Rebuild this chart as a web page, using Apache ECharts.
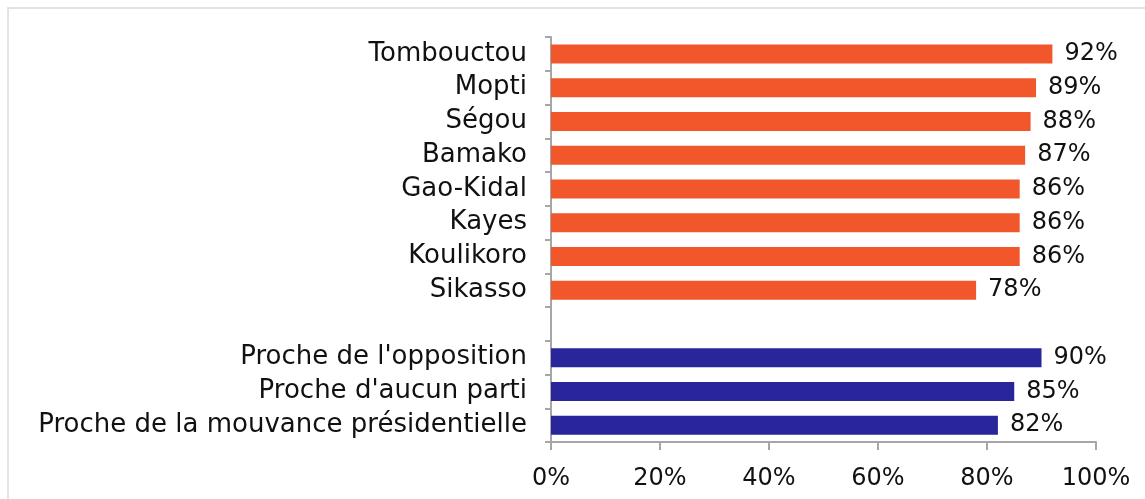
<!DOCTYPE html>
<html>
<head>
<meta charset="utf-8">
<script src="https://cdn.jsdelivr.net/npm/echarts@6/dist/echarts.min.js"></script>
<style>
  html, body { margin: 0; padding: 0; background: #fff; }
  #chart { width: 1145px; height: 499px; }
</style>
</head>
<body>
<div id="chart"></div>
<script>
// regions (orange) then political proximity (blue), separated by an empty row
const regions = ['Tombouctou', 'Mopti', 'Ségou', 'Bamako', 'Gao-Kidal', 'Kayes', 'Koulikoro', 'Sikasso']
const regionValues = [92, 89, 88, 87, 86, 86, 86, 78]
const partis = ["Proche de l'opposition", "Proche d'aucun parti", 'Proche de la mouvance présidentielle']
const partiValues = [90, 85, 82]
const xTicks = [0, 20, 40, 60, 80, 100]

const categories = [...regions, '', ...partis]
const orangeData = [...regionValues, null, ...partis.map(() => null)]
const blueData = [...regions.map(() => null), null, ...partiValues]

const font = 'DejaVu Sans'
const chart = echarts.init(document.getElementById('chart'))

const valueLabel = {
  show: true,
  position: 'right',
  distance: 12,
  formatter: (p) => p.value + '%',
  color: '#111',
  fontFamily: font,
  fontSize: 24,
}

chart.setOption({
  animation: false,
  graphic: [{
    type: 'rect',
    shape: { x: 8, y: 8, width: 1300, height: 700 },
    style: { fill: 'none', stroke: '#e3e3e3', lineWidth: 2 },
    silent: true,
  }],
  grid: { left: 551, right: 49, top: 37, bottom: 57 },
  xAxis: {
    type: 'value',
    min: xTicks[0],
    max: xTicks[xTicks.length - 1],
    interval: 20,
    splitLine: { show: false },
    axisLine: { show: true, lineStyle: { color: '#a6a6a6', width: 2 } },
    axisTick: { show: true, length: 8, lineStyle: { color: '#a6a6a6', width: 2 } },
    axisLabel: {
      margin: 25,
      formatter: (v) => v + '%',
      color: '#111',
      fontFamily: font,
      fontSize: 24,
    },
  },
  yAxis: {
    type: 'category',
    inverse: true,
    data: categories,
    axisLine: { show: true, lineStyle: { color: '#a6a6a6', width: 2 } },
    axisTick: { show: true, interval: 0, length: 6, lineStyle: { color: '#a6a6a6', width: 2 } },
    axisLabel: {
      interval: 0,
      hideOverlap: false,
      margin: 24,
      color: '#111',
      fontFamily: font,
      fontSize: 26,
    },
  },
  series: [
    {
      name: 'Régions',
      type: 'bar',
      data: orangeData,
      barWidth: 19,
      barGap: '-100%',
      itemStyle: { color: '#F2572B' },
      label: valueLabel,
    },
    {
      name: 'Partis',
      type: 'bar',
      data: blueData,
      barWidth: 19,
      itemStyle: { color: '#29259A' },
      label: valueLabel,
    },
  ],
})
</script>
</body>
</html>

■ ■ ■ ■

_SHORT EXERCISE_
Restate the data above exactly, stripping out each image.

_RESULT OF THE EXERCISE_
Rebuild this chart as a web page, using Apache ECharts.
<!DOCTYPE html>
<html>
<head>
<meta charset="utf-8">
<script src="https://cdn.jsdelivr.net/npm/echarts@6/dist/echarts.min.js"></script>
<style>
  html, body { margin: 0; padding: 0; background: #fff; }
  #chart { width: 1145px; height: 499px; }
</style>
</head>
<body>
<div id="chart"></div>
<script>
// regions (orange) then political proximity (blue), separated by an empty row
const regions = ['Tombouctou', 'Mopti', 'Ségou', 'Bamako', 'Gao-Kidal', 'Kayes', 'Koulikoro', 'Sikasso']
const regionValues = [92, 89, 88, 87, 86, 86, 86, 78]
const partis = ["Proche de l'opposition", "Proche d'aucun parti", 'Proche de la mouvance présidentielle']
const partiValues = [90, 85, 82]
const xTicks = [0, 20, 40, 60, 80, 100]

const categories = [...regions, '', ...partis]
const orangeData = [...regionValues, null, ...partis.map(() => null)]
const blueData = [...regions.map(() => null), null, ...partiValues]

const font = 'DejaVu Sans'
const chart = echarts.init(document.getElementById('chart'))

const valueLabel = {
  show: true,
  position: 'right',
  distance: 12,
  formatter: (p) => p.value + '%',
  color: '#111',
  fontFamily: font,
  fontSize: 24,
}

chart.setOption({
  animation: false,
  graphic: [{
    type: 'rect',
    shape: { x: 8, y: 8, width: 1300, height: 700 },
    style: { fill: 'none', stroke: '#e3e3e3', lineWidth: 2 },
    silent: true,
  }],
  grid: { left: 551, right: 49, top: 37, bottom: 57 },
  xAxis: {
    type: 'value',
    min: xTicks[0],
    max: xTicks[xTicks.length - 1],
    interval: 20,
    splitLine: { show: false },
    axisLine: { show: true, lineStyle: { color: '#a6a6a6', width: 2 } },
    axisTick: { show: true, length: 8, lineStyle: { color: '#a6a6a6', width: 2 } },
    axisLabel: {
      margin: 25,
      formatter: (v) => v + '%',
      color: '#111',
      fontFamily: font,
      fontSize: 24,
    },
  },
  yAxis: {
    type: 'category',
    inverse: true,
    data: categories,
    axisLine: { show: true, lineStyle: { color: '#a6a6a6', width: 2 } },
    axisTick: { show: true, interval: 0, length: 6, lineStyle: { color: '#a6a6a6', width: 2 } },
    axisLabel: {
      interval: 0,
      hideOverlap: false,
      margin: 24,
      color: '#111',
      fontFamily: font,
      fontSize: 26,
    },
  },
  series: [
    {
      name: 'Régions',
      type: 'bar',
      data: orangeData,
      barWidth: 19,
      barGap: '-100%',
      itemStyle: { color: '#F2572B' },
      label: valueLabel,
    },
    {
      name: 'Partis',
      type: 'bar',
      data: blueData,
      barWidth: 19,
      itemStyle: { color: '#29259A' },
      label: valueLabel,
    },
  ],
})
</script>
</body>
</html>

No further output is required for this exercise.